2013-09-13 19:07:08.959 4504 TRACE nova.openstack.common.threadgroup [u'Traceback (most recent call last):\n', u'  File "/usr/lib/python2.7/dist-packages/nova/openstack/common/rpc/amqp.py", line 430, in _process_data\n    rval = self.proxy.dispatch(ctxt, version, method, **args)\n', u'  File "/usr/lib/python2.7/dist-packages/nova/openstack/common/rpc/dispatcher.py", line 138, in dispatch\n    raise rpc_common.UnsupportedRpcVersion(version=version)\n', u'UnsupportedRpcVersion: Specified RPC version, 1.50, not supported by this endpoint.\n'].
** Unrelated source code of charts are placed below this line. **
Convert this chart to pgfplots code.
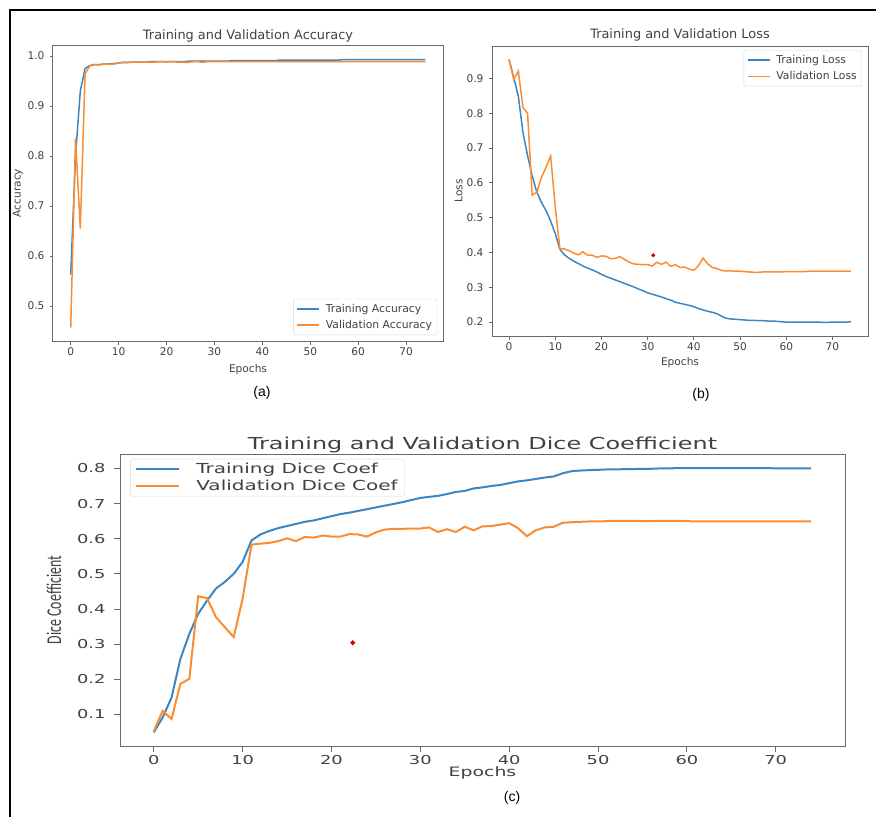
\documentclass[border=0pt]{standalone}
\usepackage{fontspec}
\setmainfont{DejaVu Sans}
\newfontfamily\widefont[FakeStretch=1.45]{DejaVu Sans}
\newfontfamily\condfont[FakeStretch=0.66]{Carlito}
\newfontfamily\capfont{Liberation Sans}
\usepackage{pgfplots}
\usepackage{pgfplotstable}
\pgfplotsset{compat=1.18}
\definecolor{mplblue}{RGB}{60,135,195}
\definecolor{mplorange}{RGB}{250,140,50}
\definecolor{txtgray}{RGB}{65,65,65}
\definecolor{spinegray}{RGB}{105,105,105}

% accuracy: epoch, training, validation
\pgfplotstableread{
ep tr va
0 0.563 0.457
1 0.800 0.835
2 0.930 0.655
3 0.975 0.965
4 0.981 0.980
5 0.983 0.983
6 0.983 0.982
7 0.984 0.984
8 0.984 0.984
9 0.985 0.984
10 0.986 0.986
11 0.987 0.988
12 0.987 0.988
13 0.988 0.988
14 0.988 0.988
15 0.988 0.988
16 0.988 0.988
17 0.989 0.988
18 0.989 0.988
19 0.989 0.989
20 0.989 0.988
21 0.989 0.989
22 0.989 0.988
23 0.989 0.988
24 0.989 0.987
25 0.990 0.988
26 0.990 0.989
27 0.990 0.988
28 0.990 0.988
29 0.990 0.989
30 0.990 0.989
31 0.990 0.989
32 0.990 0.989
33 0.990 0.989
34 0.991 0.989
35 0.991 0.989
36 0.991 0.989
37 0.991 0.989
38 0.991 0.989
39 0.991 0.989
40 0.991 0.989
41 0.991 0.989
42 0.991 0.989
43 0.991 0.989
44 0.992 0.989
45 0.992 0.989
46 0.992 0.989
47 0.992 0.989
48 0.992 0.989
49 0.992 0.989
50 0.992 0.989
51 0.992 0.989
52 0.992 0.989
53 0.992 0.989
54 0.992 0.989
55 0.992 0.989
56 0.992 0.989
57 0.993 0.989
58 0.993 0.989
59 0.993 0.989
60 0.993 0.989
61 0.993 0.989
62 0.993 0.989
63 0.993 0.989
64 0.993 0.989
65 0.993 0.989
66 0.993 0.989
67 0.993 0.989
68 0.993 0.989
69 0.993 0.989
70 0.993 0.989
71 0.993 0.989
72 0.993 0.989
73 0.993 0.989
74 0.993 0.989
}\acctab

% loss: epoch, training, validation
\pgfplotstableread{
ep tr va
0 0.954 0.955
1 0.902 0.897
2 0.849 0.921
3 0.744 0.816
4 0.678 0.800
5 0.620 0.565
6 0.573 0.573
7 0.544 0.615
8 0.520 0.645
9 0.490 0.677
10 0.454 0.530
11 0.409 0.410
12 0.393 0.410
13 0.383 0.405
14 0.375 0.398
15 0.368 0.393
16 0.361 0.402
17 0.355 0.392
18 0.350 0.392
19 0.344 0.386
20 0.337 0.390
21 0.331 0.389
22 0.326 0.382
23 0.321 0.383
24 0.316 0.388
25 0.311 0.380
26 0.306 0.372
27 0.301 0.367
28 0.295 0.366
29 0.290 0.365
30 0.284 0.365
31 0.280 0.361
32 0.276 0.372
33 0.272 0.366
34 0.267 0.372
35 0.263 0.360
36 0.257 0.365
37 0.254 0.357
38 0.251 0.358
39 0.248 0.352
40 0.244 0.349
41 0.239 0.362
42 0.235 0.384
43 0.231 0.367
44 0.228 0.357
45 0.224 0.354
46 0.217 0.348
47 0.211 0.347
48 0.209 0.347
49 0.208 0.346
50 0.207 0.346
51 0.206 0.345
52 0.205 0.344
53 0.205 0.343
54 0.204 0.343
55 0.204 0.344
56 0.203 0.344
57 0.203 0.344
58 0.202 0.344
59 0.201 0.344
60 0.200 0.345
61 0.200 0.345
62 0.200 0.345
63 0.200 0.345
64 0.200 0.345
65 0.200 0.346
66 0.200 0.346
67 0.200 0.346
68 0.199 0.346
69 0.199 0.346
70 0.200 0.346
71 0.200 0.346
72 0.200 0.346
73 0.200 0.346
74 0.201 0.346
}\losstab

% dice coefficient: epoch, training, validation
\pgfplotstableread{
ep tr va
0 0.049 0.052
1 0.091 0.110
2 0.148 0.087
3 0.258 0.187
4 0.329 0.201
5 0.386 0.436
6 0.424 0.431
7 0.458 0.377
8 0.477 0.348
9 0.500 0.320
10 0.534 0.429
11 0.595 0.583
12 0.612 0.586
13 0.622 0.588
14 0.630 0.593
15 0.636 0.601
16 0.642 0.593
17 0.648 0.605
18 0.652 0.603
19 0.658 0.609
20 0.664 0.606
21 0.670 0.606
22 0.674 0.613
23 0.679 0.612
24 0.684 0.606
25 0.689 0.618
26 0.694 0.626
27 0.699 0.628
28 0.704 0.628
29 0.710 0.629
30 0.716 0.629
31 0.719 0.632
32 0.722 0.619
33 0.727 0.627
34 0.733 0.619
35 0.736 0.634
36 0.743 0.624
37 0.746 0.635
38 0.750 0.636
39 0.753 0.640
40 0.758 0.644
41 0.763 0.630
42 0.766 0.607
43 0.770 0.624
44 0.774 0.632
45 0.777 0.634
46 0.786 0.645
47 0.792 0.647
48 0.794 0.648
49 0.795 0.649
50 0.796 0.649
51 0.797 0.650
52 0.797 0.651
53 0.798 0.651
54 0.798 0.651
55 0.799 0.650
56 0.799 0.650
57 0.800 0.651
58 0.800 0.651
59 0.801 0.651
60 0.801 0.650
61 0.801 0.649
62 0.801 0.649
63 0.801 0.649
64 0.801 0.649
65 0.801 0.649
66 0.801 0.649
67 0.801 0.649
68 0.801 0.649
69 0.801 0.649
70 0.800 0.649
71 0.800 0.649
72 0.800 0.649
73 0.800 0.649
74 0.800 0.649
}\dicetab

\pgfplotsset{
  mpl/.style={
    scale only axis,
    axis line style={spinegray, line width=1bp},
    tick pos=left, tick align=outside,
    major tick length=3.5bp,
    tick style={spinegray, line width=0.8bp},
    /pgf/number format/assume math mode=true,
    ticklabel style={txtgray, font=\fontsize{10.6bp}{12bp}\selectfont},
    label style={txtgray, font=\fontsize{10.6bp}{12bp}\selectfont},
    title style={txtgray, font=\fontsize{12.9bp}{15bp}\selectfont, anchor=base, yshift=-6pt},
    xlabel style={anchor=base},
    ylabel style={anchor=center},
    legend cell align=left,
    legend style={draw=black!15, rounded corners=2bp, fill=white, fill opacity=0.9, text opacity=1,
      font=\fontsize{10.8bp}{12bp}\selectfont, text=txtgray, inner xsep=3bp, inner ysep=3bp,
      row sep=2.5bp, column sep=4bp},
    legend image code/.code={\draw[##1, line width=1.5bp] (0bp,0bp) -- (22bp,0bp);},
    every axis plot/.append style={line width=1.5bp},
  },
}

\begin{document}
\begin{tikzpicture}
\useasboundingbox (0,0) rectangle (876bp,-817bp);
\draw[line width=1.5bp] (10bp,-817bp) -- (10bp,-10bp) -- (876bp,-10bp);

% (a) accuracy
\begin{axis}[mpl,
  at={(53bp,-45bp)}, anchor=north west,
  width=390bp, height=296bp,
  xmin=-3.7, xmax=77.7, ymin=0.430, ymax=1.022,
  xtick={0,10,...,70}, ytick={0.5,0.6,...,1.0},
  yticklabel style={/tikz/xshift=-1.5bp, /pgf/number format/.cd, fixed, fixed zerofill, precision=1},
  title={Training and Validation Accuracy},
  title style={at={(axis description cs:0.5,1.020)}},
  xlabel={Epochs}, xlabel style={at={(axis description cs:0.5,-0.105)}},
  ylabel={Accuracy}, ylabel style={at={(axis description cs:-0.09,0.5)}},
  legend style={at={(0.985,0.02)}, anchor=south east},
]
\addplot[mplblue] table[x=ep, y=tr] {\acctab};
\addlegendentry{Training Accuracy}
\addplot[mplorange] table[x=ep, y=va] {\acctab};
\addlegendentry{Validation Accuracy}
\end{axis}
\node[font=\capfont\fontsize{14bp}{16bp}\selectfont] at (262bp,-393bp) {(a)};

% (b) loss
\begin{axis}[mpl,
  at={(492bp,-46bp)}, anchor=north west,
  width=376bp, height=290bp,
  xmin=-3.7, xmax=77.7, ymin=0.160, ymax=0.993,
  xtick={0,10,...,70}, ytick={0.2,0.3,...,0.9},
  yticklabel style={/tikz/xshift=-1.5bp, /pgf/number format/.cd, fixed, fixed zerofill, precision=1},
  title={Training and Validation Loss},
  title style={at={(axis description cs:0.5,1.026)}},
  xlabel={Epochs}, xlabel style={at={(axis description cs:0.5,-0.103)}},
  ylabel={Loss}, ylabel style={at={(axis description cs:-0.089,0.5)}},
  legend style={at={(0.984,0.986)}, anchor=north east},
]
\addplot[mplblue] table[x=ep, y=tr] {\losstab};
\addlegendentry{Training Loss}
\addplot[mplorange] table[x=ep, y=va] {\losstab};
\addlegendentry{Validation Loss}
\addplot[only marks, mark=*, mark size=1.1bp, red!80!black, forget plot] coordinates {(31.2,0.392)};
\end{axis}
\node[font=\capfont\fontsize{14bp}{16bp}\selectfont] at (701bp,-395bp) {(b)};

% (c) dice coefficient
\begin{axis}[mpl,
  at={(120bp,-454bp)}, anchor=north west,
  width=725bp, height=292bp,
  xmin=-3.8, xmax=77.8, ymin=0.010, ymax=0.841,
  xtick={0,10,...,70}, ytick={0.1,0.2,...,0.8},
  major tick length=6bp,
  ticklabel style={font=\widefont\fontsize{12.3bp}{14bp}\selectfont},
  yticklabel style={/tikz/xshift=-5bp, /pgf/number format/.cd, fixed, fixed zerofill, precision=1},
  title={Training and Validation Dice Coefficient},
  title style={font=\widefont\fontsize{16.5bp}{19bp}\selectfont, at={(axis description cs:0.5,1.016)}},
  xlabel={Epochs}, xlabel style={font=\widefont\fontsize{13bp}{15bp}\selectfont, at={(axis description cs:0.5,-0.103)}},
  ylabel={Dice Coefficient}, ylabel style={font=\condfont\fontsize{21bp}{23bp}\selectfont, at={(axis description cs:-0.091,0.5)}},
  legend style={at={(0.014,0.983)}, anchor=north west, font=\widefont\fontsize{13.8bp}{15bp}\selectfont,
    row sep=1bp, column sep=14bp, inner xsep=5bp, inner ysep=2bp},
  legend image code/.code={\draw[#1, line width=2bp] (0bp,0bp) -- (43bp,0bp);},
  every axis plot/.append style={line width=2bp},
]
\addplot[mplblue] table[x=ep, y=tr] {\dicetab};
\addlegendentry{Training Dice Coef}
\addplot[mplorange] table[x=ep, y=va] {\dicetab};
\addlegendentry{Validation Dice Coef}
\addplot[only marks, mark=*, mark size=1.2bp, red!80!black, forget plot] coordinates {(22.4,0.304)};
\end{axis}
\node[font=\capfont\fontsize{14bp}{16bp}\selectfont] at (512bp,-798bp) {(c)};
\end{tikzpicture}
\end{document}
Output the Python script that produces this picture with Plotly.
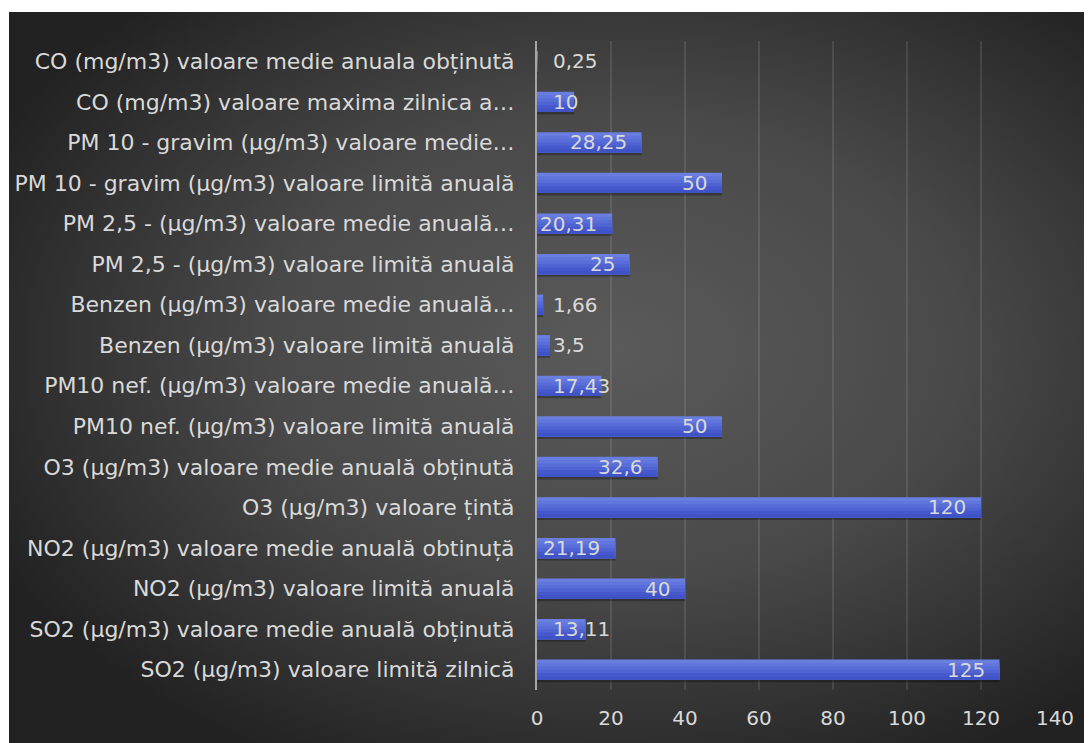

2013-09-13 19:07:08.959 4504 TRACE nova.openstack.common.threadgroup 
2013-09-13 19:07:08.962 4504 DEBUG amqp [-] Closed channel #1 _do_close /usr/lib/python2.7/dist-packages/amqp/channel.py:88

Yup, clear as mud. I try the usual, "plug this into a popular search engine and see who else is getting the error." Nobody! Wow, a brand new one! Woohoo... Happy Friday. Fine, this is open source and written in python, let's just dive into the code a little and see where the culprit is. Aha! This is an error we get when we don't know what is going on. The last case(in fact the last line) of the file.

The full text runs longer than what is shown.